Suskind's book and its inflammatory allegations about Mohammed Siddique Khan were heavily promoted early this week by The Times of London , the daily newspaper owned by Rupert Murdoch's News Corp. But over the last two days, two of The Times' competitors, The Guardian and The Daily Telegraph , have published stories questioning Suskind's claims and reporting assertions by British intelligence sources that Suskind had in fact confused the stories of two suspects named Khan.

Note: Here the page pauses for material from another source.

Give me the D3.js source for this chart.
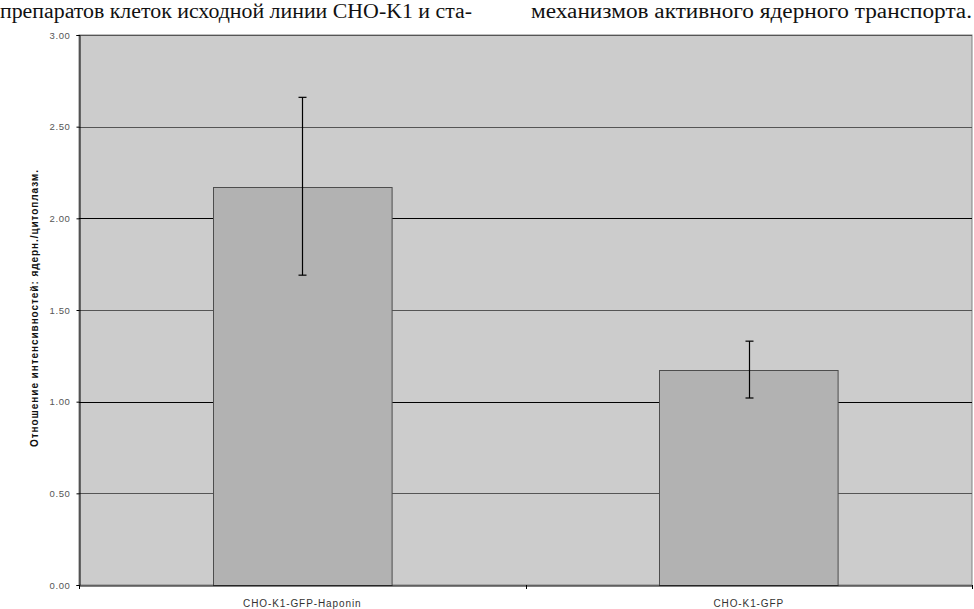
<!DOCTYPE html>
<html><head><meta charset="utf-8">
<script src="https://cdn.jsdelivr.net/npm/d3@7"></script>
<style>body{margin:0;background:#fff}svg{display:block}</style>
</head><body>
<svg id="c" width="974" height="609"></svg>
<script>
const categories = ["CHO-K1-GFP-Haponin", "CHO-K1-GFP"];
const values = [2.17, 1.173];
const errLow = [1.69, 1.02];
const errHigh = [2.66, 1.33];
const yTicks = [0, 0.5, 1.0, 1.5, 2.0, 2.5, 3.0];
const headerLeft = "препаратов клеток исходной линии CHO-K1 и ста-";
const headerRight = "механизмов активного ядерного транспорта.";
const yTitle = "Отношение интенсивностей: ядерн./цитоплазм.";

const svg = d3.select("#c");
const L = 79, R = 972, T = 35, B = 585;
const x = d3.scaleBand().domain(categories).range([L, R]).paddingInner(0.6).paddingOuter(0.3);
const y = d3.scaleLinear().domain([0, 3]).range([B, T]);

// header text
svg.append("text").attr("x", 0).attr("y", 18).attr("font-family", "Liberation Serif, DejaVu Serif, serif")
  .attr("font-size", 20).attr("fill", "#111").attr("textLength", 472).attr("lengthAdjust", "spacingAndGlyphs").text(headerLeft);
svg.append("text").attr("x", 531).attr("y", 18).attr("font-family", "Liberation Serif, DejaVu Serif, serif")
  .attr("font-size", 20).attr("fill", "#111").attr("textLength", 441).attr("lengthAdjust", "spacingAndGlyphs").text(headerRight);

// plot background
svg.append("rect").attr("x", L).attr("y", T).attr("width", R - L).attr("height", B - T)
  .attr("fill", "#cccccc").attr("stroke", "#808080").attr("stroke-width", 1);

// gridlines
svg.append("g").selectAll("line").data(yTicks.filter(d => d > 0)).join("line")
  .attr("x1", L).attr("x2", R).attr("y1", d => Math.round(y(d)) + 0.5).attr("y2", d => Math.round(y(d)) + 0.5)
  .attr("stroke", d => (d === 1 || d === 2) ? "#000" : "#555").attr("stroke-width", 1);

// bars
svg.append("g").selectAll("rect").data(values).join("rect")
  .attr("x", (d, i) => Math.round(x(categories[i])) + 0.5)
  .attr("y", d => Math.round(y(d)) + 0.5)
  .attr("width", x.bandwidth())
  .attr("height", d => B - Math.round(y(d)))
  .attr("fill", "#b2b2b2").attr("stroke", "#4d4d4d").attr("stroke-width", 1);

// error bars
const eg = svg.append("g").attr("stroke", "#000").attr("stroke-width", 1.2);
values.forEach((v, i) => {
  const cx = Math.round(x(categories[i]) + x.bandwidth() / 2) + 0.5;
  eg.append("line").attr("x1", cx).attr("x2", cx).attr("y1", y(errHigh[i])).attr("y2", y(errLow[i]));
  eg.append("line").attr("x1", cx - 4).attr("x2", cx + 4).attr("y1", y(errHigh[i])).attr("y2", y(errHigh[i]));
  eg.append("line").attr("x1", cx - 4).attr("x2", cx + 4).attr("y1", y(errLow[i])).attr("y2", y(errLow[i]));
});

// y axis
const ya = svg.append("g").attr("transform", `translate(${L + 0.5},0)`)
  .call(d3.axisLeft(y).tickValues(yTicks).tickFormat(d3.format(".2f")).tickSize(3).tickPadding(6));
ya.select(".domain").attr("stroke", "#000");
ya.selectAll(".tick line").attr("stroke", "#000");
ya.selectAll("text").attr("font-family", "Liberation Sans, Arial, sans-serif").attr("font-size", 9.5)
  .attr("letter-spacing", "0.6px").attr("fill", "#555");

// x axis
const xa = svg.append("g").attr("transform", `translate(0,${B + 0.5})`)
  .call(d3.axisBottom(x).tickSize(0).tickPadding(14));
xa.select(".domain").attr("stroke", "#000");
xa.selectAll("text").attr("font-family", "Liberation Sans, Arial, sans-serif").attr("font-size", 10)
  .attr("letter-spacing", "0.9px").attr("fill", "#333");
// category boundary ticks
const bounds = [L, (x(categories[0]) + x.bandwidth() + x(categories[1])) / 2, R];
svg.append("g").selectAll("line").data(bounds).join("line")
  .attr("x1", d => Math.round(d) + 0.5).attr("x2", d => Math.round(d) + 0.5)
  .attr("y1", B).attr("y2", B + 4).attr("stroke", "#000");

// y title
svg.append("text").attr("transform", `translate(38,${(170 + 447) / 2}) rotate(-90)`)
  .attr("text-anchor", "middle").attr("font-family", "Liberation Sans, Arial, sans-serif")
  .attr("font-size", 10).attr("font-weight", "bold").attr("fill", "#111")
  .attr("textLength", 277).attr("lengthAdjust", "spacing").text(yTitle);
</script>
</body></html>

Earlier this year, the British government published two official reports on the background to last summer's London bombings which identified Mohammed Siddique Khan, a former teaching assistant from the northern English city of Leeds, as presumed ringleader of the July 7 attacks. These reports contained what appeared to be fairly comprehensive accounts of the activities and movements of Khan and the three other July 7 London suicide bombers. In dissecting Khan's background, the reports said that he traveled in 2003 and 2004 to Pakistan, that he may also have made earlier trips to that region, and that he also traveled to Saudi Arabia for the hajj in early 2003 and to Turkey in 2001 for his honeymoon. But the reports make no mention of any visits by Khan to the United States and an official familiar with British investigations into the London attacks told NEWSWEEK that no evidence had turned up indicating Khan had ever visited the U.S.